Pouring Milk in Front of a Window combines textualisations of paintings by Johannes Vermeer (1632-1675) with images found by search-engine algorithms using these textualisations. The images and texts are framed in the ratio of the original painting.

Images have always been textualised. In art the textualisation usually starts when the artist adds a title, followed by descriptions and comments from other people and institutions like critics, art historians and museums. In the current digital era a lot of textualisation is done by machines using algorithms to index images. These, mostly hidden, textualisations are used to re-image a text and provide visual results for textual searches.

In the process of textualisation and re-imaging algorithms focus on key elements of a subject (text or image), leaving out a lot of noise.

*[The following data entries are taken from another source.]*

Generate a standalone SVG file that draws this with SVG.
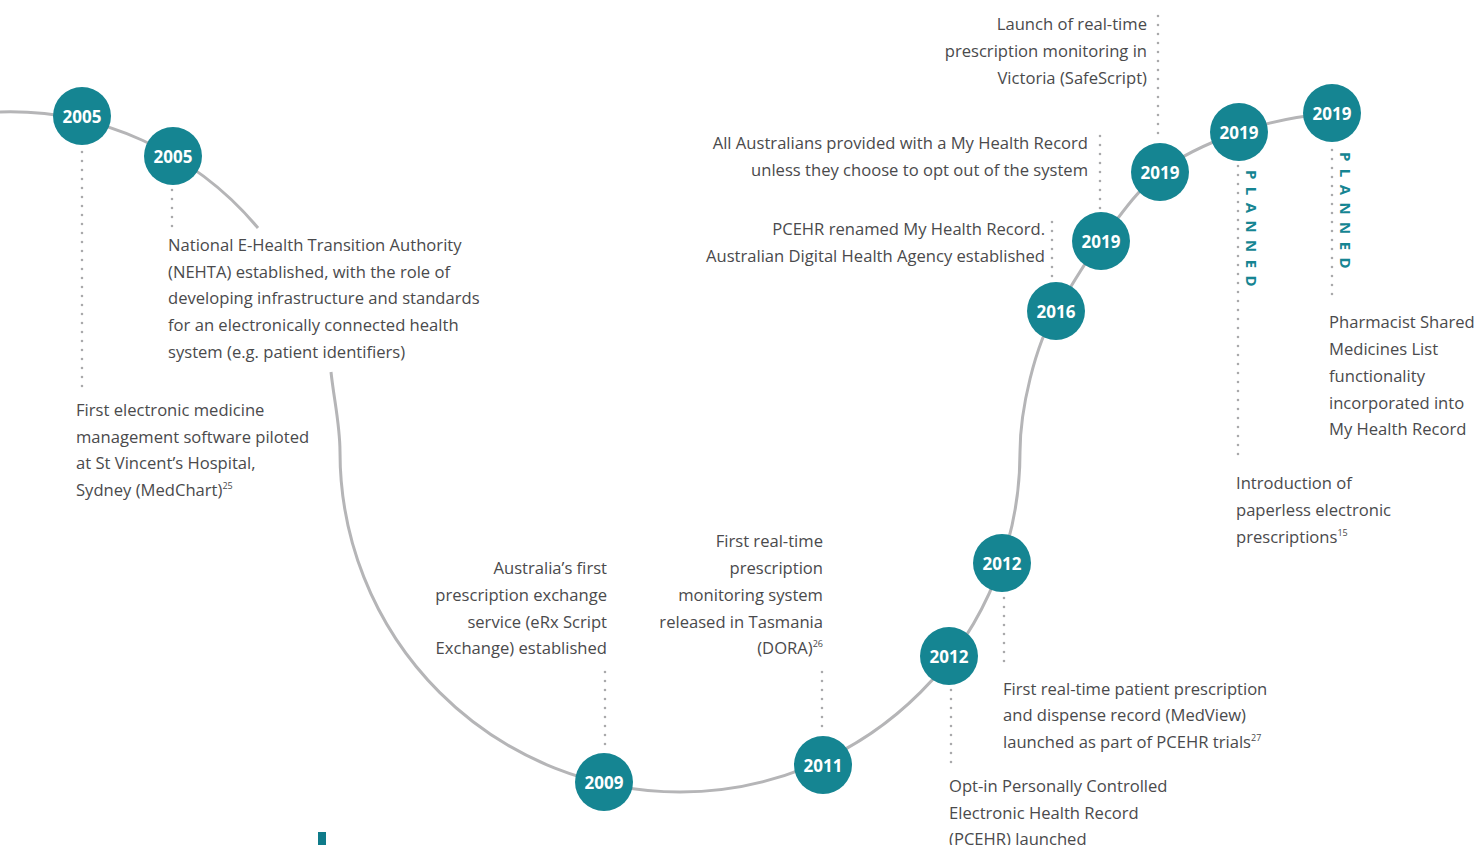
<svg xmlns="http://www.w3.org/2000/svg" width="1477" height="845" viewBox="0 0 1477 845">
<style>
.curve{fill:none;stroke:#b5b5b7;stroke-width:3}
.dot{fill:none;stroke:#a9a9ab;stroke-width:2.6;stroke-linecap:round;stroke-dasharray:0 9}
.node circle{fill:#158592}
.yr{font-family:"Open Sans","Liberation Sans",sans-serif;font-weight:700;font-size:17px;fill:#ffffff;text-anchor:middle}
.t{font-family:"Open Sans","Liberation Sans",sans-serif;font-size:16.6px;fill:#4a4a4c}
.r{text-anchor:end}
.sup{font-size:9px}
.pl{font-family:"Open Sans","Liberation Sans",sans-serif;font-weight:700;font-size:15px;fill:#158592;letter-spacing:7.4px}
</style>
<rect width="1477" height="845" fill="#ffffff"/>
<g id="connectors">
<path class="curve" d="M0,112 A323 323 0 0 1 258,228"/>
<path class="curve" d="M331,372 C334,400 340,425 340,452 A340 340 0 0 0 1020,452 C1020,410 1035,345 1056,311 C1071,287 1084,263 1101,241 C1119,217 1136.5,191 1160,172 C1183,154 1211,142 1239,132 C1269,121.5 1300,116 1332,113"/>
<path class="dot" d="M82,152 V392"/>
<path class="dot" d="M172,190 V228"/>
<path class="dot" d="M605,672 V750"/>
<path class="dot" d="M822,672 V733"/>
<path class="dot" d="M951,690 V770"/>
<path class="dot" d="M1004,598 V668"/>
<path class="dot" d="M1052,222 V280"/>
<path class="dot" d="M1100,136 V210"/>
<path class="dot" d="M1158,16 V142"/>
<path class="dot" d="M1238,166 V456"/>
<path class="dot" d="M1332,150 V300"/>
</g>
<g id="n2005a" class="node"><circle cx="82" cy="116" r="29"/><text class="yr" x="82" y="123">2005</text></g>
<g id="n2005b" class="node"><circle cx="173" cy="156" r="29"/><text class="yr" x="173" y="163">2005</text></g>
<g id="n2009" class="node"><circle cx="604" cy="782" r="29"/><text class="yr" x="604" y="789">2009</text></g>
<g id="n2011" class="node"><circle cx="823" cy="765" r="29"/><text class="yr" x="823" y="772">2011</text></g>
<g id="n2012a" class="node"><circle cx="949" cy="656" r="29"/><text class="yr" x="949" y="663">2012</text></g>
<g id="n2012b" class="node"><circle cx="1002" cy="563" r="29"/><text class="yr" x="1002" y="570">2012</text></g>
<g id="n2016" class="node"><circle cx="1056" cy="311" r="29"/><text class="yr" x="1056" y="318">2016</text></g>
<g id="n2019a" class="node"><circle cx="1101" cy="241" r="29"/><text class="yr" x="1101" y="248">2019</text></g>
<g id="n2019b" class="node"><circle cx="1160" cy="172" r="29"/><text class="yr" x="1160" y="179">2019</text></g>
<g id="n2019c" class="node"><circle cx="1239" cy="132" r="29"/><text class="yr" x="1239" y="139">2019</text></g>
<g id="n2019d" class="node"><circle cx="1332" cy="113" r="29"/><text class="yr" x="1332" y="120">2019</text></g>
<g id="planned">
<text class="pl" transform="translate(1246,170) rotate(90)">PLANNED</text>
<text class="pl" transform="translate(1340,152) rotate(90)">PLANNED</text>
</g>
<g id="labels">
<text class="t" x="76" y="416">First electronic medicine</text>
<text class="t" x="76" y="443">management software piloted</text>
<text class="t" x="76" y="469">at St Vincent’s Hospital,</text>
<text class="t" x="76" y="496">Sydney (MedChart)<tspan class="sup" dy="-7">25</tspan></text>

<text class="t" x="168" y="251">National E-Health Transition Authority</text>
<text class="t" x="168" y="278">(NEHTA) established, with the role of</text>
<text class="t" x="168" y="304">developing infrastructure and standards</text>
<text class="t" x="168" y="331">for an electronically connected health</text>
<text class="t" x="168" y="358">system (e.g. patient identifiers)</text>

<text class="t r" x="607" y="574">Australia’s first</text>
<text class="t r" x="607" y="601">prescription exchange</text>
<text class="t r" x="607" y="628">service (eRx Script</text>
<text class="t r" x="607" y="654">Exchange) established</text>

<text class="t r" x="823" y="547">First real-time</text>
<text class="t r" x="823" y="574">prescription</text>
<text class="t r" x="823" y="601">monitoring system</text>
<text class="t r" x="823" y="628">released in Tasmania</text>
<text class="t r" x="823" y="654">(DORA)<tspan class="sup" dy="-7">26</tspan></text>

<text class="t" x="1003" y="695">First real-time patient prescription</text>
<text class="t" x="1003" y="721">and dispense record (MedView)</text>
<text class="t" x="1003" y="748">launched as part of PCEHR trials<tspan class="sup" dy="-7">27</tspan></text>

<text class="t" x="949" y="792">Opt-in Personally Controlled</text>
<text class="t" x="949" y="819">Electronic Health Record</text>
<text class="t" x="949" y="845">(PCEHR) launched</text>

<text class="t r" x="1045" y="235">PCEHR renamed My Health Record.</text>
<text class="t r" x="1045" y="262">Australian Digital Health Agency established</text>

<text class="t r" x="1088" y="149">All Australians provided with a My Health Record</text>
<text class="t r" x="1088" y="176">unless they choose to opt out of the system</text>

<text class="t r" x="1147" y="30">Launch of real-time</text>
<text class="t r" x="1147" y="57">prescription monitoring in</text>
<text class="t r" x="1147" y="84">Victoria (SafeScript)</text>

<text class="t" x="1236" y="489">Introduction of</text>
<text class="t" x="1236" y="516">paperless electronic</text>
<text class="t" x="1236" y="543">prescriptions<tspan class="sup" dy="-7">15</tspan></text>

<text class="t" x="1329" y="328">Pharmacist Shared</text>
<text class="t" x="1329" y="355">Medicines List</text>
<text class="t" x="1329" y="382">functionality</text>
<text class="t" x="1329" y="409">incorporated into</text>
<text class="t" x="1329" y="435">My Health Record</text>
</g>
<rect x="318" y="832" width="8" height="13" fill="#0f7b8a"/>
</svg>
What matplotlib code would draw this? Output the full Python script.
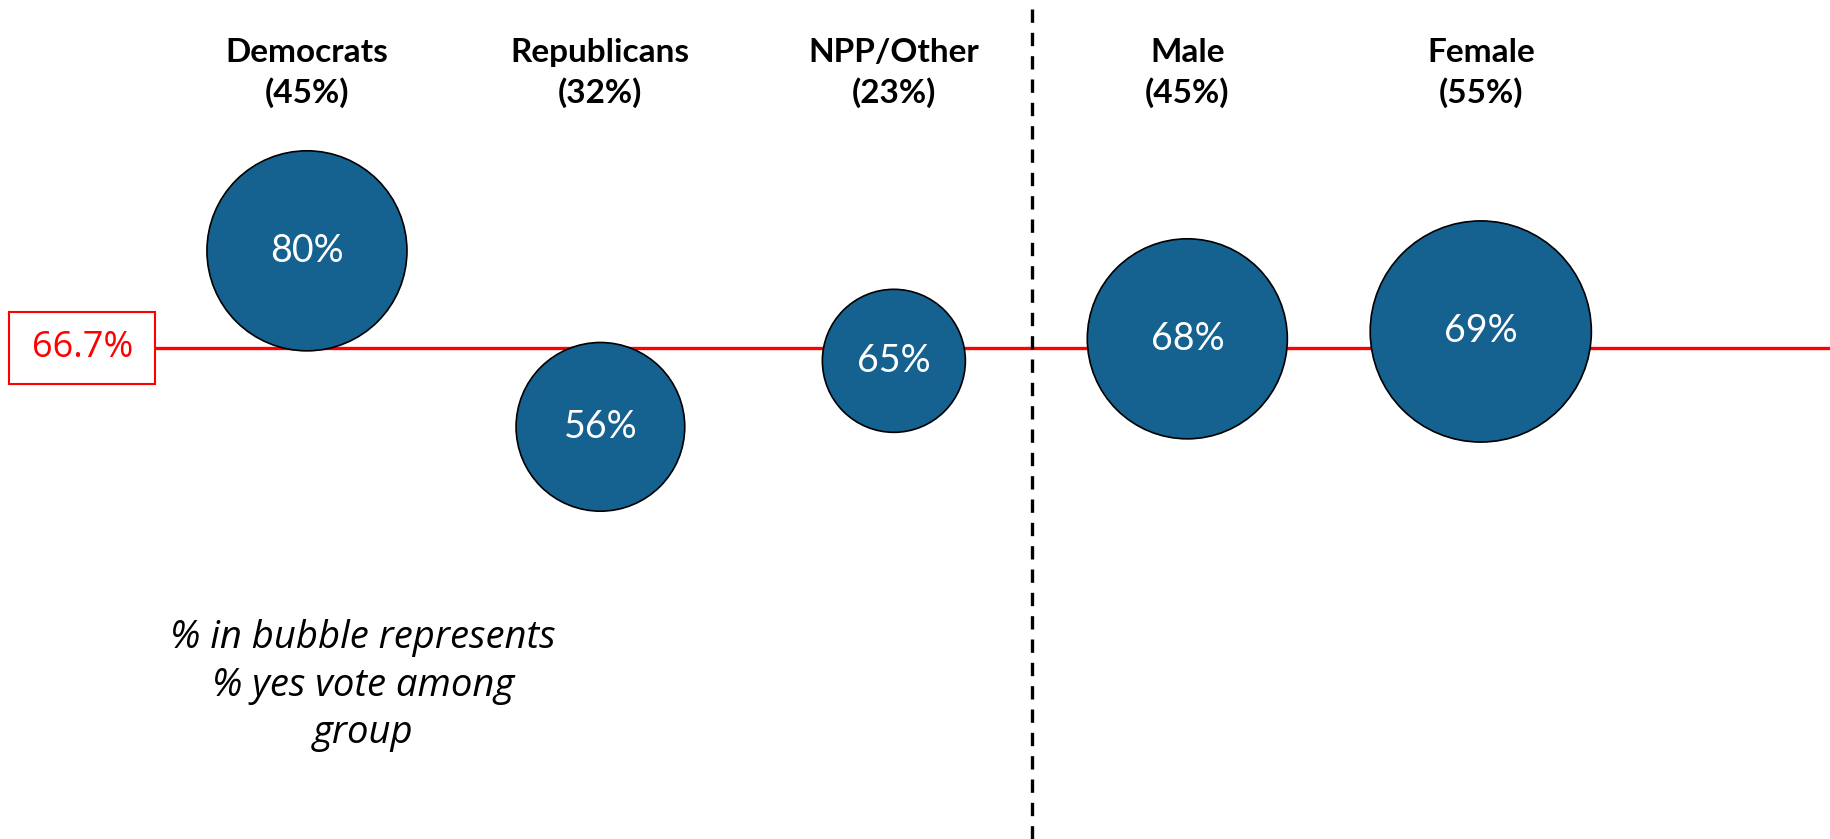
import numpy as np
import matplotlib.pyplot as plt
from matplotlib.patches import Rectangle

groups = ['Democrats', 'Republicans', 'NPP/Other', 'Male', 'Female']
group_share = [45, 32, 23, 45, 55]
yes_vote = [80, 56, 65, 68, 69]
overall_yes = 66.7
note = '% in bubble represents\n% yes vote among\ngroup'

bubble_color = '#156190'

fig = plt.figure(figsize=(18.3, 8.39), dpi=100)
ax = fig.add_axes([0, 0, 1, 1])
ax.set_xlim(-1.046, 5.19)
ax.set_ylim(-0.2, 114.2)
ax.axis('off')

x = np.arange(len(groups))

# overall reference line + label box
ax.hlines(overall_yes, -0.518, 5.19, color='red', lw=2.4, zorder=1)
ax.add_patch(Rectangle((-1.015, overall_yes - 4.9), 0.497, 9.8, fc='white',
                       ec='red', lw=1.5, zorder=2))
ax.text(-0.766, overall_yes, f'{overall_yes}%', color='red', fontsize=26,
        family='Open Sans', ha='center', va='center', zorder=3)

# divider between party and gender
ax.axvline(2.47, color='black', lw=2.4, ls=(0, (4, 3)), zorder=1)

# bubbles, area ~ group share
ax.scatter(x, yes_vote, s=np.array(group_share) * 461, color=bubble_color,
           edgecolor='black', linewidth=1.2, zorder=3)
for xi, v in zip(x, yes_vote):
    ax.text(xi, v, f'{v}%', color='white', fontsize=27, family='Lato',
            ha='center', va='center', zorder=4)

# column headers
for xi, g, s in zip(x, groups, group_share):
    ax.text(xi, 104.3, f'{g}\n({s}%)', fontsize=24, fontweight='bold',
            family='Lato', ha='center', va='center', linespacing=1.4)

ax.text(0.19, 20.7, note, fontsize=27.5, style='italic', family='Open Sans',
        ha='center', va='center', linespacing=1.32)

fig.savefig('out.png', dpi=100)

An algorithm has a limited context; it only knows what it is trained for. It reduces images to what it has learned to be essential, leaving out other elements that might be critical. Through formalisation and abstraction different images are tagged with the same standard labels. As a result an image may have many different actualisations when it is re-imaged: a girl can be any girl.

An essential theme in Vermeer’s work is revealing the universal within the domain of the commonplace. Although Vermeer’s paintings may appear to be specific at first glance they are generally considered to be allegorical. His paintings are not intended to be a portrait of somebody or something specific: a girl can be any girl.

Vermeer’s paintings and algorithms show “specific” and “generic” are not opposites. They are coinciding concepts enabling the combination of human interpretation and algorithmic logic to create poetic results.